» **Work instructions**
Transcribe the material in full. Nothing should differ except that the pictures are left out.

□ □ □

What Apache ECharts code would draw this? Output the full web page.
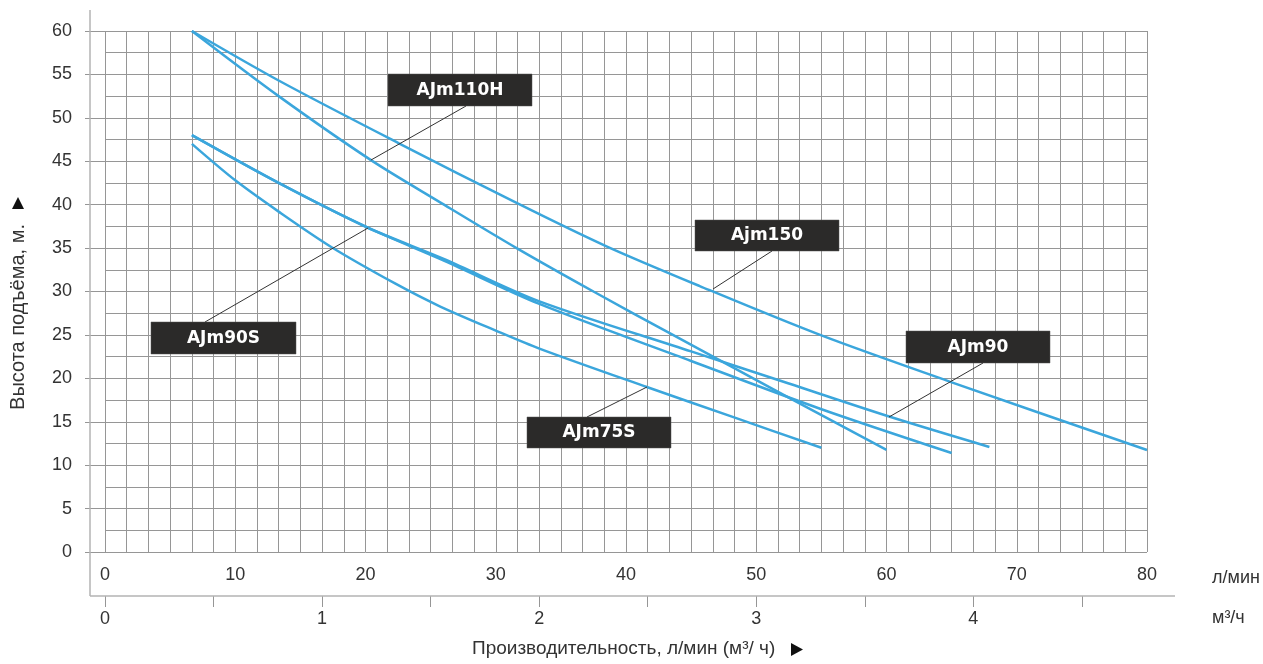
<!DOCTYPE html>
<html>
<head>
<meta charset="utf-8">
<script src="https://cdn.jsdelivr.net/npm/echarts@6/dist/echarts.min.js"></script>
<style>
html,body{margin:0;padding:0;background:#fff;}
#chart{width:1263px;height:664px;}
</style>
</head>
<body>
<div id="chart"></div>
<script>
// ---- data (flow in л/мин, head in м) ----
const seriesNames = ['AJm110H', 'Ajm150', 'AJm90', 'AJm90S', 'AJm75S'];
const flowAJm110H = [6.67, 13.33, 20.45, 25.7, 31.6, 37.5, 43.6, 52.6, 60];
const headAJm110H = [60, 52.5, 45.1, 40.3, 35.0, 30.0, 25.0, 17.7, 11.75];
const flowAjm150 = [6.67, 13.33, 22.56, 31.6, 38.5, 45.7, 54.9, 64.9, 80];
const headAjm150 = [60, 54.3, 47.07, 40.2, 35.2, 30.6, 25.0, 19.6, 11.75];
const flowAJm90 = [6.67, 13.33, 20.1, 26.1, 33.3, 45, 52.5, 60.2, 67.9];
const headAJm90 = [48, 42.5, 37.4, 33.7, 28.9, 23.1, 19.4, 15.6, 12.1];
const flowAJm90S = [6.67, 13.33, 20.1, 26.1, 33.3, 45, 54.9, 65];
const headAJm90S = [48, 42.5, 37.4, 33.5, 28.6, 22.0, 16.5, 11.4];
const flowAJm75S = [6.67, 10, 13.33, 17.4, 22.3, 25.7, 30, 33.4, 41.6, 48.3, 55];
const headAJm75S = [47, 42.8, 39.2, 35.1, 30.9, 28.3, 25.5, 23.4, 19.0, 15.5, 12.0];

const lpmTicks = [0, 10, 20, 30, 40, 50, 60, 70, 80];
const m3hTicks = [0, 0.5, 1, 1.5, 2, 2.5, 3, 3.5, 4, 4.5];
const m3hLabels = [0, 1, 2, 3, 4];
const headTicks = [0, 5, 10, 15, 20, 25, 30, 35, 40, 45, 50, 55, 60];

const yTitle = 'Высота подъёма, м.';
const xTitle = 'Производительность, л/мин (м³/ ч)';
const unitLpm = 'л/мин';
const unitM3h = 'м³/ч';

// ---- chart ----
function pairs(xs, ys) { return xs.map((x, i) => [x, ys[i]]); }
const allFlows = [flowAJm110H, flowAjm150, flowAJm90, flowAJm90S, flowAJm75S];
const allHeads = [headAJm110H, headAjm150, headAJm90, headAJm90S, headAJm75S];

const BLUE = '#3ba6dc';
const GRIDC = '#969696';
const FONT = '"Liberation Sans", Arial, sans-serif';
const TXT = '#333333';

const chart = echarts.init(document.getElementById('chart'), null, {renderer: 'canvas'});

function labelBox(text, x, y, w, h, lx1, ly1, lx2, ly2) {
  return [
    {type: 'line', z: 90, shape: {x1: lx1, y1: ly1, x2: lx2, y2: ly2},
     style: {stroke: '#333', lineWidth: 1}},
    {type: 'rect', z: 100, shape: {x: x, y: y, width: w, height: h},
     style: {fill: '#2b2a29', stroke: '#555', lineWidth: 0.5}},
    {type: 'text', z: 101, x: x + w / 2, y: y + h / 2 + 0.5,
     style: {text: text, fill: '#ffffff', font: 'bold 17px "DejaVu Sans", sans-serif',
             align: 'center', verticalAlign: 'middle'}}
  ];
}

const option = {
  animation: false,
  backgroundColor: '#ffffff',
  grid: {left: 105, right: 116, top: 31, bottom: 112, containLabel: false},
  xAxis: [
    {
      type: 'value', min: 0, max: 80, interval: 10, position: 'bottom', offset: 44,
      axisLine: {show: false},
      axisTick: {show: true, inside: true, length: 10, customValues: lpmTicks,
                 lineStyle: {color: GRIDC, width: 1}},
      axisLabel: {show: true, inside: true, margin: 12, customValues: lpmTicks,
                  fontSize: 18, fontFamily: FONT, color: TXT},
      splitLine: {show: true, lineStyle: {color: GRIDC, width: 1}},
      minorTick: {show: false, splitNumber: 6},
      minorSplitLine: {show: true, lineStyle: {color: GRIDC, width: 1}}
    },
    {
      type: 'value', min: 0, max: 4.8, interval: 0.5, position: 'bottom', offset: 44,
      axisLine: {show: false},
      axisTick: {show: true, inside: false, length: 11, customValues: m3hTicks,
                 lineStyle: {color: GRIDC, width: 1}},
      axisLabel: {show: true, margin: 14, customValues: m3hLabels,
                  fontSize: 18, fontFamily: FONT, color: TXT},
      splitLine: {show: false}
    }
  ],
  yAxis: {
    type: 'value', min: 0, max: 60, interval: 5, offset: 5,
    axisLine: {show: false},
    axisTick: {show: true, length: 20, customValues: headTicks,
               lineStyle: {color: GRIDC, width: 1}},
    axisLabel: {margin: 28, fontSize: 18, fontFamily: FONT, color: TXT,
                customValues: headTicks},
    splitLine: {show: true, lineStyle: {color: GRIDC, width: 1}},
    minorTick: {show: false, splitNumber: 2},
    minorSplitLine: {show: true, lineStyle: {color: GRIDC, width: 1}}
  },
  series: seriesNames.map((name, i) => ({
    name: name, type: 'line', xAxisIndex: 0, yAxisIndex: 0,
    data: pairs(allFlows[i], allHeads[i]),
    smooth: 0.3, showSymbol: false, symbol: 'none', z: 5,
    lineStyle: {color: BLUE, width: 2.5},
    itemStyle: {color: BLUE}
  })),
  graphic: [
    {type: 'line', z: 50, shape: {x1: 90, y1: 10, x2: 90, y2: 596},
     style: {stroke: '#b3b3b3', lineWidth: 1.5}},
    {type: 'line', z: 50, shape: {x1: 90, y1: 596, x2: 1175, y2: 596},
     style: {stroke: '#b3b3b3', lineWidth: 1.5}},
    {type: 'text', x: 1212, y: 578,
     style: {text: unitLpm, font: '18px ' + FONT, fill: TXT, align: 'left', verticalAlign: 'middle'}},
    {type: 'text', x: 1212, y: 618,
     style: {text: unitM3h, font: '18px ' + FONT, fill: TXT, align: 'left', verticalAlign: 'middle'}},
    {type: 'text', x: 472, y: 649,
     style: {text: xTitle, font: '19px ' + FONT, fill: TXT, align: 'left', verticalAlign: 'middle'}},
    {type: 'polygon', shape: {points: [[791, 643], [791, 656], [803, 649.5]]},
     style: {fill: '#111'}},
    {type: 'text', x: 18, y: 317, rotation: Math.PI / 2,
     style: {text: yTitle, font: '20px ' + FONT, fill: TXT, align: 'center', verticalAlign: 'middle'}},
    {type: 'polygon', shape: {points: [[12, 209], [24, 209], [18, 197]]},
     style: {fill: '#111'}}
  ]
    .concat(labelBox('AJm110H', 388, 74, 144, 32, 466, 106, 371, 160))
    .concat(labelBox('Ajm150', 695, 220, 144, 31, 772, 251, 713, 289))
    .concat(labelBox('AJm75S', 527, 417, 144, 31, 647, 387, 587, 417))
    .concat(labelBox('AJm90', 906, 331, 144, 32, 983, 363, 889, 417))
    .concat(labelBox('AJm90S', 151, 322, 145, 32, 368, 228, 205, 322))
};
chart.setOption(option);
</script>
</body>
</html>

□ □ □

» **Exercise output**
What Apache ECharts code would draw this? Output the full web page.
<!DOCTYPE html>
<html>
<head>
<meta charset="utf-8">
<script src="https://cdn.jsdelivr.net/npm/echarts@6/dist/echarts.min.js"></script>
<style>
html,body{margin:0;padding:0;background:#fff;}
#chart{width:1263px;height:664px;}
</style>
</head>
<body>
<div id="chart"></div>
<script>
// ---- data (flow in л/мин, head in м) ----
const seriesNames = ['AJm110H', 'Ajm150', 'AJm90', 'AJm90S', 'AJm75S'];
const flowAJm110H = [6.67, 13.33, 20.45, 25.7, 31.6, 37.5, 43.6, 52.6, 60];
const headAJm110H = [60, 52.5, 45.1, 40.3, 35.0, 30.0, 25.0, 17.7, 11.75];
const flowAjm150 = [6.67, 13.33, 22.56, 31.6, 38.5, 45.7, 54.9, 64.9, 80];
const headAjm150 = [60, 54.3, 47.07, 40.2, 35.2, 30.6, 25.0, 19.6, 11.75];
const flowAJm90 = [6.67, 13.33, 20.1, 26.1, 33.3, 45, 52.5, 60.2, 67.9];
const headAJm90 = [48, 42.5, 37.4, 33.7, 28.9, 23.1, 19.4, 15.6, 12.1];
const flowAJm90S = [6.67, 13.33, 20.1, 26.1, 33.3, 45, 54.9, 65];
const headAJm90S = [48, 42.5, 37.4, 33.5, 28.6, 22.0, 16.5, 11.4];
const flowAJm75S = [6.67, 10, 13.33, 17.4, 22.3, 25.7, 30, 33.4, 41.6, 48.3, 55];
const headAJm75S = [47, 42.8, 39.2, 35.1, 30.9, 28.3, 25.5, 23.4, 19.0, 15.5, 12.0];

const lpmTicks = [0, 10, 20, 30, 40, 50, 60, 70, 80];
const m3hTicks = [0, 0.5, 1, 1.5, 2, 2.5, 3, 3.5, 4, 4.5];
const m3hLabels = [0, 1, 2, 3, 4];
const headTicks = [0, 5, 10, 15, 20, 25, 30, 35, 40, 45, 50, 55, 60];

const yTitle = 'Высота подъёма, м.';
const xTitle = 'Производительность, л/мин (м³/ ч)';
const unitLpm = 'л/мин';
const unitM3h = 'м³/ч';

// ---- chart ----
function pairs(xs, ys) { return xs.map((x, i) => [x, ys[i]]); }
const allFlows = [flowAJm110H, flowAjm150, flowAJm90, flowAJm90S, flowAJm75S];
const allHeads = [headAJm110H, headAjm150, headAJm90, headAJm90S, headAJm75S];

const BLUE = '#3ba6dc';
const GRIDC = '#969696';
const FONT = '"Liberation Sans", Arial, sans-serif';
const TXT = '#333333';

const chart = echarts.init(document.getElementById('chart'), null, {renderer: 'canvas'});

function labelBox(text, x, y, w, h, lx1, ly1, lx2, ly2) {
  return [
    {type: 'line', z: 90, shape: {x1: lx1, y1: ly1, x2: lx2, y2: ly2},
     style: {stroke: '#333', lineWidth: 1}},
    {type: 'rect', z: 100, shape: {x: x, y: y, width: w, height: h},
     style: {fill: '#2b2a29', stroke: '#555', lineWidth: 0.5}},
    {type: 'text', z: 101, x: x + w / 2, y: y + h / 2 + 0.5,
     style: {text: text, fill: '#ffffff', font: 'bold 17px "DejaVu Sans", sans-serif',
             align: 'center', verticalAlign: 'middle'}}
  ];
}

const option = {
  animation: false,
  backgroundColor: '#ffffff',
  grid: {left: 105, right: 116, top: 31, bottom: 112, containLabel: false},
  xAxis: [
    {
      type: 'value', min: 0, max: 80, interval: 10, position: 'bottom', offset: 44,
      axisLine: {show: false},
      axisTick: {show: true, inside: true, length: 10, customValues: lpmTicks,
                 lineStyle: {color: GRIDC, width: 1}},
      axisLabel: {show: true, inside: true, margin: 12, customValues: lpmTicks,
                  fontSize: 18, fontFamily: FONT, color: TXT},
      splitLine: {show: true, lineStyle: {color: GRIDC, width: 1}},
      minorTick: {show: false, splitNumber: 6},
      minorSplitLine: {show: true, lineStyle: {color: GRIDC, width: 1}}
    },
    {
      type: 'value', min: 0, max: 4.8, interval: 0.5, position: 'bottom', offset: 44,
      axisLine: {show: false},
      axisTick: {show: true, inside: false, length: 11, customValues: m3hTicks,
                 lineStyle: {color: GRIDC, width: 1}},
      axisLabel: {show: true, margin: 14, customValues: m3hLabels,
                  fontSize: 18, fontFamily: FONT, color: TXT},
      splitLine: {show: false}
    }
  ],
  yAxis: {
    type: 'value', min: 0, max: 60, interval: 5, offset: 5,
    axisLine: {show: false},
    axisTick: {show: true, length: 20, customValues: headTicks,
               lineStyle: {color: GRIDC, width: 1}},
    axisLabel: {margin: 28, fontSize: 18, fontFamily: FONT, color: TXT,
                customValues: headTicks},
    splitLine: {show: true, lineStyle: {color: GRIDC, width: 1}},
    minorTick: {show: false, splitNumber: 2},
    minorSplitLine: {show: true, lineStyle: {color: GRIDC, width: 1}}
  },
  series: seriesNames.map((name, i) => ({
    name: name, type: 'line', xAxisIndex: 0, yAxisIndex: 0,
    data: pairs(allFlows[i], allHeads[i]),
    smooth: 0.3, showSymbol: false, symbol: 'none', z: 5,
    lineStyle: {color: BLUE, width: 2.5},
    itemStyle: {color: BLUE}
  })),
  graphic: [
    {type: 'line', z: 50, shape: {x1: 90, y1: 10, x2: 90, y2: 596},
     style: {stroke: '#b3b3b3', lineWidth: 1.5}},
    {type: 'line', z: 50, shape: {x1: 90, y1: 596, x2: 1175, y2: 596},
     style: {stroke: '#b3b3b3', lineWidth: 1.5}},
    {type: 'text', x: 1212, y: 578,
     style: {text: unitLpm, font: '18px ' + FONT, fill: TXT, align: 'left', verticalAlign: 'middle'}},
    {type: 'text', x: 1212, y: 618,
     style: {text: unitM3h, font: '18px ' + FONT, fill: TXT, align: 'left', verticalAlign: 'middle'}},
    {type: 'text', x: 472, y: 649,
     style: {text: xTitle, font: '19px ' + FONT, fill: TXT, align: 'left', verticalAlign: 'middle'}},
    {type: 'polygon', shape: {points: [[791, 643], [791, 656], [803, 649.5]]},
     style: {fill: '#111'}},
    {type: 'text', x: 18, y: 317, rotation: Math.PI / 2,
     style: {text: yTitle, font: '20px ' + FONT, fill: TXT, align: 'center', verticalAlign: 'middle'}},
    {type: 'polygon', shape: {points: [[12, 209], [24, 209], [18, 197]]},
     style: {fill: '#111'}}
  ]
    .concat(labelBox('AJm110H', 388, 74, 144, 32, 466, 106, 371, 160))
    .concat(labelBox('Ajm150', 695, 220, 144, 31, 772, 251, 713, 289))
    .concat(labelBox('AJm75S', 527, 417, 144, 31, 647, 387, 587, 417))
    .concat(labelBox('AJm90', 906, 331, 144, 32, 983, 363, 889, 417))
    .concat(labelBox('AJm90S', 151, 322, 145, 32, 368, 228, 205, 322))
};
chart.setOption(option);
</script>
</body>
</html>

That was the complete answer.